**Written request:** Restate each of the lines below word for word and drop every picture.

◇ ◇ ◇

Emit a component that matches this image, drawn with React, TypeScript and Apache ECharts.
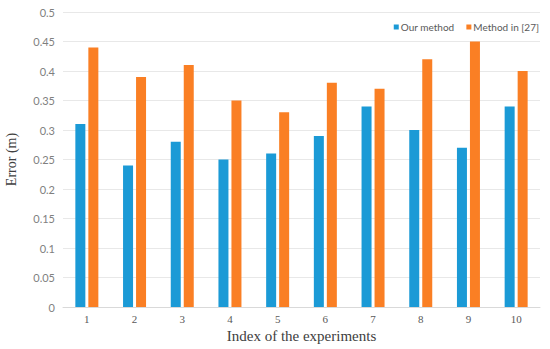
import React, { useEffect, useRef } from "react";
import * as echarts from "echarts";

const categories = ["1", "2", "3", "4", "5", "6", "7", "8", "9", "10"];
const ourMethod = [0.31, 0.24, 0.28, 0.25, 0.26, 0.29, 0.34, 0.30, 0.27, 0.34];
const method27 = [0.44, 0.39, 0.41, 0.35, 0.33, 0.38, 0.37, 0.42, 0.45, 0.40];
const seriesNames = ["Our method", "Method in [27]"];

export default function App() {
  const ref = useRef<HTMLDivElement>(null);
  useEffect(() => {
    if (!ref.current) return;
    const chart = echarts.init(ref.current, undefined, { renderer: "svg" });
    chart.setOption({
      animation: false,
      backgroundColor: "#ffffff",
      grid: { left: 63, right: 10, top: 12, bottom: 42, containLabel: false, outerBoundsMode: "none" },
      legend: {
        right: 6,
        top: 17,
        itemWidth: 5,
        itemHeight: 5,
        itemGap: 12,
        icon: "rect",
        textStyle: { color: "#595959", fontSize: 10, fontFamily: "Lato, sans-serif", padding: [0, 0, 0, -3] },
        data: seriesNames,
      },
      xAxis: {
        type: "category",
        data: categories,
        name: "Index of the experiments",
        nameLocation: "middle",
        nameGap: 20,
        nameTextStyle: { fontFamily: "Liberation Serif, serif", fontSize: 15, color: "#404040" },
        axisLine: { lineStyle: { color: "#d9d9d9" } },
        axisTick: { show: false },
        axisLabel: { color: "#595959", fontSize: 11, fontFamily: "Liberation Serif, serif", margin: 6 },
      },
      yAxis: {
        type: "value",
        min: 0,
        max: 0.5,
        interval: 0.05,
        name: "Error (m)",
        nameLocation: "middle",
        nameGap: 45,
        nameTextStyle: { fontFamily: "Liberation Serif, serif", fontSize: 14, color: "#404040" },
        axisLine: { show: false },
        axisTick: { show: false },
        splitLine: { lineStyle: { color: "#e8e8e8" } },
        axisLabel: {
          color: "#7f7f7f",
          fontSize: 11,
          fontFamily: "Lato, sans-serif",
          margin: 8,
          formatter: (v: number) => String(parseFloat(v.toFixed(2))),
        },
      },
      series: [
        {
          name: seriesNames[0],
          type: "bar",
          data: ourMethod,
          barWidth: 10,
          barGap: "30%",
          itemStyle: { color: "#1b9ad6" },
        },
        {
          name: seriesNames[1],
          type: "bar",
          data: method27,
          barWidth: 10,
          itemStyle: { color: "#fa7f24" },
        },
      ],
    });
    return () => chart.dispose();
  }, []);
  return <div ref={ref} style={{ width: 550, height: 349, position: "absolute", left: 0, top: 0 }} />;
}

◇ ◇ ◇

**Solution below:**
Emit a component that matches this image, drawn with React, TypeScript and Apache ECharts.
import React, { useEffect, useRef } from "react";
import * as echarts from "echarts";

const categories = ["1", "2", "3", "4", "5", "6", "7", "8", "9", "10"];
const ourMethod = [0.31, 0.24, 0.28, 0.25, 0.26, 0.29, 0.34, 0.30, 0.27, 0.34];
const method27 = [0.44, 0.39, 0.41, 0.35, 0.33, 0.38, 0.37, 0.42, 0.45, 0.40];
const seriesNames = ["Our method", "Method in [27]"];

export default function App() {
  const ref = useRef<HTMLDivElement>(null);
  useEffect(() => {
    if (!ref.current) return;
    const chart = echarts.init(ref.current, undefined, { renderer: "svg" });
    chart.setOption({
      animation: false,
      backgroundColor: "#ffffff",
      grid: { left: 63, right: 10, top: 12, bottom: 42, containLabel: false, outerBoundsMode: "none" },
      legend: {
        right: 6,
        top: 17,
        itemWidth: 5,
        itemHeight: 5,
        itemGap: 12,
        icon: "rect",
        textStyle: { color: "#595959", fontSize: 10, fontFamily: "Lato, sans-serif", padding: [0, 0, 0, -3] },
        data: seriesNames,
      },
      xAxis: {
        type: "category",
        data: categories,
        name: "Index of the experiments",
        nameLocation: "middle",
        nameGap: 20,
        nameTextStyle: { fontFamily: "Liberation Serif, serif", fontSize: 15, color: "#404040" },
        axisLine: { lineStyle: { color: "#d9d9d9" } },
        axisTick: { show: false },
        axisLabel: { color: "#595959", fontSize: 11, fontFamily: "Liberation Serif, serif", margin: 6 },
      },
      yAxis: {
        type: "value",
        min: 0,
        max: 0.5,
        interval: 0.05,
        name: "Error (m)",
        nameLocation: "middle",
        nameGap: 45,
        nameTextStyle: { fontFamily: "Liberation Serif, serif", fontSize: 14, color: "#404040" },
        axisLine: { show: false },
        axisTick: { show: false },
        splitLine: { lineStyle: { color: "#e8e8e8" } },
        axisLabel: {
          color: "#7f7f7f",
          fontSize: 11,
          fontFamily: "Lato, sans-serif",
          margin: 8,
          formatter: (v: number) => String(parseFloat(v.toFixed(2))),
        },
      },
      series: [
        {
          name: seriesNames[0],
          type: "bar",
          data: ourMethod,
          barWidth: 10,
          barGap: "30%",
          itemStyle: { color: "#1b9ad6" },
        },
        {
          name: seriesNames[1],
          type: "bar",
          data: method27,
          barWidth: 10,
          itemStyle: { color: "#fa7f24" },
        },
      ],
    });
    return () => chart.dispose();
  }, []);
  return <div ref={ref} style={{ width: 550, height: 349, position: "absolute", left: 0, top: 0 }} />;
}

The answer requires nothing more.